Mangold rose to prominence in the 1960s as one of the most original and incisive voices shaping the polemics on the new painting of the time. Inspired by Mark Rothko’s atmospheric surfaces and the physicality of Barnett Newman’s monumental works, Mangold strove to create a new, ambiguous type of painting that combined these strengths. Using a spray-gun or roller, he applied oils to lumberyard materials, such as Masonite and plywood, to create smooth, monochromatic canvases in unassuming colors, as seen with his groundbreaking Walls series. Begun in 1963, these works’ visible seams, notched edges, and protrusions simultaneously emphasized a raw materiality, even architectural qualities, reminiscent of New York’s urban structures. Anticipating by two years Donald Judd’s influential theorization of the “specific object” as “neither painting nor sculpture,” Mangold’s work radically emphasized painting’s object-like qualities, narrowing the gap between the flat medium and three-dimensional ones, such as sculpture and architecture.


Robert Mangold, Two Merging Squares, 2019, acrylic on canvas, 44" × 80-1/2" (111.8 cm × 204.5 cm) © 2020 Robert Mangold / Artists Rights Society (ARS), New York

Bearing subtle color gradations, drawn lines, and employing a variety of forms, ensuing works, such as the Areas or V, W, X series, further synthesized a modernist understanding of painting as an illusory, optical surface with a literalist view of the medium as a thing in space. In its evolution, Mangold’s work never becomes predictably linear or dogmatic. Rather, it remains open to the surprising twists and turns of his intuition and curiosity, always referring to his earlier works and often reexamining the questions previously raised.
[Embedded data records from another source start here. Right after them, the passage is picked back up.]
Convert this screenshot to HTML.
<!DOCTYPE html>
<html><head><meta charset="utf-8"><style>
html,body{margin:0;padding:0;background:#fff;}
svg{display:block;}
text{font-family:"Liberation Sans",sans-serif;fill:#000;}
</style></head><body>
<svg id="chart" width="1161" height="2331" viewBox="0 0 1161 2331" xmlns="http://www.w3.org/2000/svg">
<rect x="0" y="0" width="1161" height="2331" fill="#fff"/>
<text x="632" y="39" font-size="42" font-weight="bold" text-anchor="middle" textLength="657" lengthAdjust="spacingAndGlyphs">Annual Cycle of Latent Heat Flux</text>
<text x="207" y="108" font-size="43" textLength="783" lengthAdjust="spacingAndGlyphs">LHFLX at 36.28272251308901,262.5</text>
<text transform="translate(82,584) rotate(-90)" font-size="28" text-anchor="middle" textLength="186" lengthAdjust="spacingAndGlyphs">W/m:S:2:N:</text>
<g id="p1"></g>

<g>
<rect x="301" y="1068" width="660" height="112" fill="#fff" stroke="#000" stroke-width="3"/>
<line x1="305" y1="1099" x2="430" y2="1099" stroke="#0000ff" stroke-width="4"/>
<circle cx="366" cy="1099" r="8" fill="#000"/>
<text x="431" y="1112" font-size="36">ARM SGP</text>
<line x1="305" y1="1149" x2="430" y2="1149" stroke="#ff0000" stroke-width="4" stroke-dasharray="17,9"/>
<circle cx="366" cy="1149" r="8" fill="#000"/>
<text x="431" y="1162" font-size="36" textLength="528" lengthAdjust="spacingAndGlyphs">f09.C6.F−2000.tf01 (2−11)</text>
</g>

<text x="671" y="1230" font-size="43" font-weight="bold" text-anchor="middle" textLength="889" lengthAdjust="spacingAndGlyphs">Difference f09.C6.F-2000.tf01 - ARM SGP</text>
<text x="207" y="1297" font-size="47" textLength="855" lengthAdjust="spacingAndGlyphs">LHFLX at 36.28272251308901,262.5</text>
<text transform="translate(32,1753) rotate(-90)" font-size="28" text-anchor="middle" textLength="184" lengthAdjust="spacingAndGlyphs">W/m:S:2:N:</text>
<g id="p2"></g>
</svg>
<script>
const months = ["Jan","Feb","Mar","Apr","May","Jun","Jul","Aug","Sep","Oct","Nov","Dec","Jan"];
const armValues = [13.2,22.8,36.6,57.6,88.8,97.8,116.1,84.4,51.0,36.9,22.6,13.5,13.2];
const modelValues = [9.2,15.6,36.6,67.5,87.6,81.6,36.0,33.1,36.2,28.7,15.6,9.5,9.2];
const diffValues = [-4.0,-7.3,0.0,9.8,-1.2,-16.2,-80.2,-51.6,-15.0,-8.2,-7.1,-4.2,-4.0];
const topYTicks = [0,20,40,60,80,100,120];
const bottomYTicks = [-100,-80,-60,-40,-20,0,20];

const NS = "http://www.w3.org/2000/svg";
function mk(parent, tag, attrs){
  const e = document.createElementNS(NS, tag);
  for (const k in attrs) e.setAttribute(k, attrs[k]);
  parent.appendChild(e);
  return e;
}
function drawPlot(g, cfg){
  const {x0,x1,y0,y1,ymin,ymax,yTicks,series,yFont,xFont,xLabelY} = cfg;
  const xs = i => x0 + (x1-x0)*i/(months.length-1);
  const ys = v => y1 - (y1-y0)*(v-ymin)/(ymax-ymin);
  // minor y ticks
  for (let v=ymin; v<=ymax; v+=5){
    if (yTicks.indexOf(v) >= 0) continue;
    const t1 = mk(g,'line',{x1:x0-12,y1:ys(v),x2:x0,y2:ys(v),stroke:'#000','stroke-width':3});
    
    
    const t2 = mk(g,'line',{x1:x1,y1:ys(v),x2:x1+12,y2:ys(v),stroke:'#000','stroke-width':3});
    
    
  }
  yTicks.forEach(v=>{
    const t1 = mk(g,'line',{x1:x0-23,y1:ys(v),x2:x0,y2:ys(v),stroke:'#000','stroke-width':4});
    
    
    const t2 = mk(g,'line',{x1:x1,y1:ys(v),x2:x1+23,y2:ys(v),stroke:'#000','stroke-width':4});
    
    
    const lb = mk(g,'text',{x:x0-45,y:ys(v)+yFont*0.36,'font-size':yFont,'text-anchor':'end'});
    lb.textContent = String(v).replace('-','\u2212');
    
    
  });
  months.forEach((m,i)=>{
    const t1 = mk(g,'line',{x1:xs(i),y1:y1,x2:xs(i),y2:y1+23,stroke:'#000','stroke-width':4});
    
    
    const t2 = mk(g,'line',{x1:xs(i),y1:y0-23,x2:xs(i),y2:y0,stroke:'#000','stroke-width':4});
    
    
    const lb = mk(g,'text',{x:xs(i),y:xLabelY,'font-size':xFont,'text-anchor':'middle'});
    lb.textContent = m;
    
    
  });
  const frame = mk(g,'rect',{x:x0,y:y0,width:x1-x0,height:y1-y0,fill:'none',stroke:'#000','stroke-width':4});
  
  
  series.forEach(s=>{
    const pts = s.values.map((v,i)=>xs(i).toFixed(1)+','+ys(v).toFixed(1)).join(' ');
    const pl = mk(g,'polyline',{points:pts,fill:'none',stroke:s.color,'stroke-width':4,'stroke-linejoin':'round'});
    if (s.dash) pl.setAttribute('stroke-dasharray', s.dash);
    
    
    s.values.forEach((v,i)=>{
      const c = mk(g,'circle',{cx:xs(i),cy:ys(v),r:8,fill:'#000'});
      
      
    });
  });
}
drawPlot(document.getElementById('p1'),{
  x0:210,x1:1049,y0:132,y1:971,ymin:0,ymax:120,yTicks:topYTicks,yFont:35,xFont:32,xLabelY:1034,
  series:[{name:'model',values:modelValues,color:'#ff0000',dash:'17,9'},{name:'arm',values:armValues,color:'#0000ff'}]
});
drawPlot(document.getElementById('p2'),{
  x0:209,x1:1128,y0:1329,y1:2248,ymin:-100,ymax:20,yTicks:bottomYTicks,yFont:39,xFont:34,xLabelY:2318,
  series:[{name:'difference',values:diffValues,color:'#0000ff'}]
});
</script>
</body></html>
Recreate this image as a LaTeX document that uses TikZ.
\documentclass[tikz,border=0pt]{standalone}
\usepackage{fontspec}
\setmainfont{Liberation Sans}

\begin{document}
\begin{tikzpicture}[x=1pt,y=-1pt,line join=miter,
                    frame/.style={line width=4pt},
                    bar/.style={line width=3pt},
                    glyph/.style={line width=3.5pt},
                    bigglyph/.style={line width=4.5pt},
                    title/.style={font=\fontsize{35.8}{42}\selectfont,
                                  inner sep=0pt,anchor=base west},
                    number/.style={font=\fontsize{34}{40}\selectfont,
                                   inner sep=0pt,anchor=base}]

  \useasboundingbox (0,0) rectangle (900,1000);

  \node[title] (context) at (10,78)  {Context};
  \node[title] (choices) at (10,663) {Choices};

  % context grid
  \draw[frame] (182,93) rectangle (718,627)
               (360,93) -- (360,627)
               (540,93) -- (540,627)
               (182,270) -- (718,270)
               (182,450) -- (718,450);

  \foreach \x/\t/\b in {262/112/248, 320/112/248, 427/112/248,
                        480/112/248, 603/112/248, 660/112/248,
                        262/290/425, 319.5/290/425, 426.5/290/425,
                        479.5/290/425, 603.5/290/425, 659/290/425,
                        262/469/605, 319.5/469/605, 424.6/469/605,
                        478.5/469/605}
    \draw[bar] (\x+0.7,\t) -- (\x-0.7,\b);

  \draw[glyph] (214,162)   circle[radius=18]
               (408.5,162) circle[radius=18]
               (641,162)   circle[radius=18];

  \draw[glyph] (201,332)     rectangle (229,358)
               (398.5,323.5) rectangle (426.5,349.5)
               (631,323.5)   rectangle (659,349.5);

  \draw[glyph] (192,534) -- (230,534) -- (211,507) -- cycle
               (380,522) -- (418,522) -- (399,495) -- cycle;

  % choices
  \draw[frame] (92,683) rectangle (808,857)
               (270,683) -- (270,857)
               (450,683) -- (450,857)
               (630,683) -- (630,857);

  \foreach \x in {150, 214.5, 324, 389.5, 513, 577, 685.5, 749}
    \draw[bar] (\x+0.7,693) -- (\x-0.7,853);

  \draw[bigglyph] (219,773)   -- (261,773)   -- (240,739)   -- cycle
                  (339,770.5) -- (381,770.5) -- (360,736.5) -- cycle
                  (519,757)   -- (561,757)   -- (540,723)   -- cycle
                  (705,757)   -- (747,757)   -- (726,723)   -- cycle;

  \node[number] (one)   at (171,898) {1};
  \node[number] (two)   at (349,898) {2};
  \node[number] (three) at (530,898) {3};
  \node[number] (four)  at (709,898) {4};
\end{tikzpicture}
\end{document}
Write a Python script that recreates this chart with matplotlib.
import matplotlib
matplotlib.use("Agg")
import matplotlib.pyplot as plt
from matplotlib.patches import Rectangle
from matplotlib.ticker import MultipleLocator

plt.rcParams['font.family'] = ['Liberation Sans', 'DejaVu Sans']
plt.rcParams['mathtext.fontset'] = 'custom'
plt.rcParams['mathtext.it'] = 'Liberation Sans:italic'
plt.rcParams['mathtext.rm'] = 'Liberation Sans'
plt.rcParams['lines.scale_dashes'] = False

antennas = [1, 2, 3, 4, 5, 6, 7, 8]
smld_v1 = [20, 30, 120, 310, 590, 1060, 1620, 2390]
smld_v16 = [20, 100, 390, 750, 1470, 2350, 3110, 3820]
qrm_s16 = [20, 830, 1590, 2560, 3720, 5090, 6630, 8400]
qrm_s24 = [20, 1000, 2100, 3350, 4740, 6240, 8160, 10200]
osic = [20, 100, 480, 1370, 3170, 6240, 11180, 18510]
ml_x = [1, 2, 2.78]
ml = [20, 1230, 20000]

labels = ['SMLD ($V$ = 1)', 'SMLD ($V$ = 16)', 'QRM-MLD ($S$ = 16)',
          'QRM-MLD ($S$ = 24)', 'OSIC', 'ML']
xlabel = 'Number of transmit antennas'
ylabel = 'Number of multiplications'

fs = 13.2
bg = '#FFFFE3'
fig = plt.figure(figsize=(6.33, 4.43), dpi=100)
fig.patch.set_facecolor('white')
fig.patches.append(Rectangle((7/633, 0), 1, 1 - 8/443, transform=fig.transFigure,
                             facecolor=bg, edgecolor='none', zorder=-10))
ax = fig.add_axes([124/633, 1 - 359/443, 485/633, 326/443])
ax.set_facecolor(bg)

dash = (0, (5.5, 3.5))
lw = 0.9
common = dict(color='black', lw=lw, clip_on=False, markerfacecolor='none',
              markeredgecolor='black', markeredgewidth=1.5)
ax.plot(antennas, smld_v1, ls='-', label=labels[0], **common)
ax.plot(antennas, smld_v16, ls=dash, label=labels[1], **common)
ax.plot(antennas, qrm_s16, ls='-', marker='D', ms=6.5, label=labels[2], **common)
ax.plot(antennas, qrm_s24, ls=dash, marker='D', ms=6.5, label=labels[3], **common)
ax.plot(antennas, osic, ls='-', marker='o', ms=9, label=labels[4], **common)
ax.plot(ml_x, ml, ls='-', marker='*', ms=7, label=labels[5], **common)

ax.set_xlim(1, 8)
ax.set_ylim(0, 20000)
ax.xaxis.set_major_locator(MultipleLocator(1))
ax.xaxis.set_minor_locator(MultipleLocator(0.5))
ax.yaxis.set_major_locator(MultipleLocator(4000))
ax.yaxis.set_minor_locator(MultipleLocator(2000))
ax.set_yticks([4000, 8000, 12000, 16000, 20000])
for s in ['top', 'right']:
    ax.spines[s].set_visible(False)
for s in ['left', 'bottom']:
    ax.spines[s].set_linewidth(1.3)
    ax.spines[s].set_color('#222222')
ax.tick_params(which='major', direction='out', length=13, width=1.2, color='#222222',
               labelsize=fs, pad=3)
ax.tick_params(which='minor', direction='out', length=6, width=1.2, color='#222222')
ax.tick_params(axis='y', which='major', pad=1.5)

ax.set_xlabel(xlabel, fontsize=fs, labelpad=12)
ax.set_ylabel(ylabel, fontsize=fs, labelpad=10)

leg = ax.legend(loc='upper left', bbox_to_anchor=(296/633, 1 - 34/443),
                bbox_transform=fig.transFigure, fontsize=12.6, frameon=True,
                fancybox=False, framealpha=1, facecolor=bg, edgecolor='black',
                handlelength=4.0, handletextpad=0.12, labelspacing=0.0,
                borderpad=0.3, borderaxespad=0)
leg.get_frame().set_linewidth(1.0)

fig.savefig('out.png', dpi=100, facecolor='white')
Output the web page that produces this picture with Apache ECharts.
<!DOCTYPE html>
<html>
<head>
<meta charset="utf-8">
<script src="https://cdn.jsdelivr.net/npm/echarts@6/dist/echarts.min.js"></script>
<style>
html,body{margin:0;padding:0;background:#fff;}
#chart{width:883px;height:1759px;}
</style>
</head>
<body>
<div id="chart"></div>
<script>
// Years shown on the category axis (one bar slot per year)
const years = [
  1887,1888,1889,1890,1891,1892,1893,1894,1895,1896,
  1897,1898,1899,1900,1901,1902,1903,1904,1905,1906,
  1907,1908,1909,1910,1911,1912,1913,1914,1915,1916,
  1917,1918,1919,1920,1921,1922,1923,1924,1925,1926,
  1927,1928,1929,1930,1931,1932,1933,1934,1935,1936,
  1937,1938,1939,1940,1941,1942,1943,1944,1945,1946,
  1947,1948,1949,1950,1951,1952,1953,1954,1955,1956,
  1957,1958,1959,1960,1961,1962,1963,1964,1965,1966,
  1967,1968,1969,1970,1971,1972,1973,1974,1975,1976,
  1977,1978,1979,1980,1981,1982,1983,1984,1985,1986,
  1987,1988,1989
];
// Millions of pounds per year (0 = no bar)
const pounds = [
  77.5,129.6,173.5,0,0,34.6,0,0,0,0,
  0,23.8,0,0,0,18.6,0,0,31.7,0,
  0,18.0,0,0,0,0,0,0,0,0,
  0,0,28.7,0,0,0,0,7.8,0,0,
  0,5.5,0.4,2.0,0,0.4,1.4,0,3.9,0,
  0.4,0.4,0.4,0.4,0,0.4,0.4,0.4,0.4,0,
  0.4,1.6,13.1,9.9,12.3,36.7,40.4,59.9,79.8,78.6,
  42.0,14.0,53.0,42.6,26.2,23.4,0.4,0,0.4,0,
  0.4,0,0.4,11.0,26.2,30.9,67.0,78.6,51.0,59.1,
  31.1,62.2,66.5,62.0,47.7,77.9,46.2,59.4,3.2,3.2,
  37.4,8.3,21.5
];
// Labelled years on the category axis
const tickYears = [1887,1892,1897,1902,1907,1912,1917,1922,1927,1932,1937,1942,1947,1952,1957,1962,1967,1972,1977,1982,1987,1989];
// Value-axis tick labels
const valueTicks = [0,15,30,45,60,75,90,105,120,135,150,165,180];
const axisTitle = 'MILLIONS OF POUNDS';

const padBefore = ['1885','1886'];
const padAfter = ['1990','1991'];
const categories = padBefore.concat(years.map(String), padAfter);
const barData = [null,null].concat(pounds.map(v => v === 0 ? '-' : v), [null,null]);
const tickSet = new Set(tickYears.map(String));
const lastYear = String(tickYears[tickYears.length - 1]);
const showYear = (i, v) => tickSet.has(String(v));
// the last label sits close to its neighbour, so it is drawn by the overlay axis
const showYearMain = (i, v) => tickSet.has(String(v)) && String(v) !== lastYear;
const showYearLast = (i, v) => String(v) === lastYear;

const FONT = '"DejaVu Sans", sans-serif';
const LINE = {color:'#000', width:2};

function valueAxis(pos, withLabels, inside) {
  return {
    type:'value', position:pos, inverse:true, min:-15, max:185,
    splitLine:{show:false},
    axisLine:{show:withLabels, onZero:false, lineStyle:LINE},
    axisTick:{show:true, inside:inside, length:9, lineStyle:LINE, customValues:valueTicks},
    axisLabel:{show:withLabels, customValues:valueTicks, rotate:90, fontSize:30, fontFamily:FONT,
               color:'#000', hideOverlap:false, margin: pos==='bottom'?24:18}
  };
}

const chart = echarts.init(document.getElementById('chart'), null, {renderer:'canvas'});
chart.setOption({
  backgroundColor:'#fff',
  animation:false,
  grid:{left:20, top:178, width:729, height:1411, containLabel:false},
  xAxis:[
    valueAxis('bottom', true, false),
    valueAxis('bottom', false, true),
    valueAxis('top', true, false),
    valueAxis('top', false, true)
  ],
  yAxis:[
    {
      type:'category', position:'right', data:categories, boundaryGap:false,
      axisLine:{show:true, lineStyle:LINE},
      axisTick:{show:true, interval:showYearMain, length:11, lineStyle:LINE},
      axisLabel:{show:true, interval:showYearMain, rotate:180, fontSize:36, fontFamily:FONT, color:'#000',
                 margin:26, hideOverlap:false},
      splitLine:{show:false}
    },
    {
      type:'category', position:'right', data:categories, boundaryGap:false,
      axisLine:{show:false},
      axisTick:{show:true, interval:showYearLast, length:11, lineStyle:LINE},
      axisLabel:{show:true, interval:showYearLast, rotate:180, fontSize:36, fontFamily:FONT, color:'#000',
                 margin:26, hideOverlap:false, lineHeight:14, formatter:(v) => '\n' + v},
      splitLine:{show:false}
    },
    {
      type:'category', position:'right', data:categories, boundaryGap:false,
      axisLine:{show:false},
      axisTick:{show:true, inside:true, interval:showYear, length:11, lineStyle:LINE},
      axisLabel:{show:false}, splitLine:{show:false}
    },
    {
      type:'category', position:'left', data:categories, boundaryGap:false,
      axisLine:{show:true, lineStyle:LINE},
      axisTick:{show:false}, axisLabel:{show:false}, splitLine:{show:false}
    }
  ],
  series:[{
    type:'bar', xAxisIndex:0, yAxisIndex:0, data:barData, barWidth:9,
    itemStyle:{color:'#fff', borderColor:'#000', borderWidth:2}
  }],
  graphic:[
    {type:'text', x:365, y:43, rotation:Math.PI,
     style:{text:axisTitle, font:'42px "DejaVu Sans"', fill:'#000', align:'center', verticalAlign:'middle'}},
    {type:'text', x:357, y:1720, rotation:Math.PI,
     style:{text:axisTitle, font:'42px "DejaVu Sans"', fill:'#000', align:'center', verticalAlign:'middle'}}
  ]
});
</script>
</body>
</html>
In his essay for the exhibition catalogue, art historian Matthew Levy observes, “To revisit something from the past is often referred to as ‘circling back,’ yet what Mangold achieves with these works is more akin to a spiral—a looping backward to chart a new path into the future.”

To revisit something from the past is often referred to as ‘circling back,’ yet what Mangold achieves with these works is more akin to a spiral—a looping backward to chart a new path into the future.

Matthew Levy


Robert Mangold

Since the beginning of his career in the mid-60s, Robert Mangold has combined the classic elements of composition—shape, line, and color—to create abstract works of architectural scale, drawing by hand thick and thin graphite lines on subtly modulated planes of color.

Following his first solo exhibition in 1964, Mangold’s work has been the subject of numerous single-person exhibitions and retrospectives at institutions including the Solomon R. Guggenheim Museum, New York; Stedelijk Museum in Amsterdam; Akron Art Museum; Hallen für neue Kunst, Schaffhausen, Switzerland; Allen Memorial Art Museum, Oberlin College; Hallen für neue Kunst; Museum Wiesbaden; Parasol Unit Foundation for Contemporary Art, London; and Albright-Knox Art Gallery, Buffalo.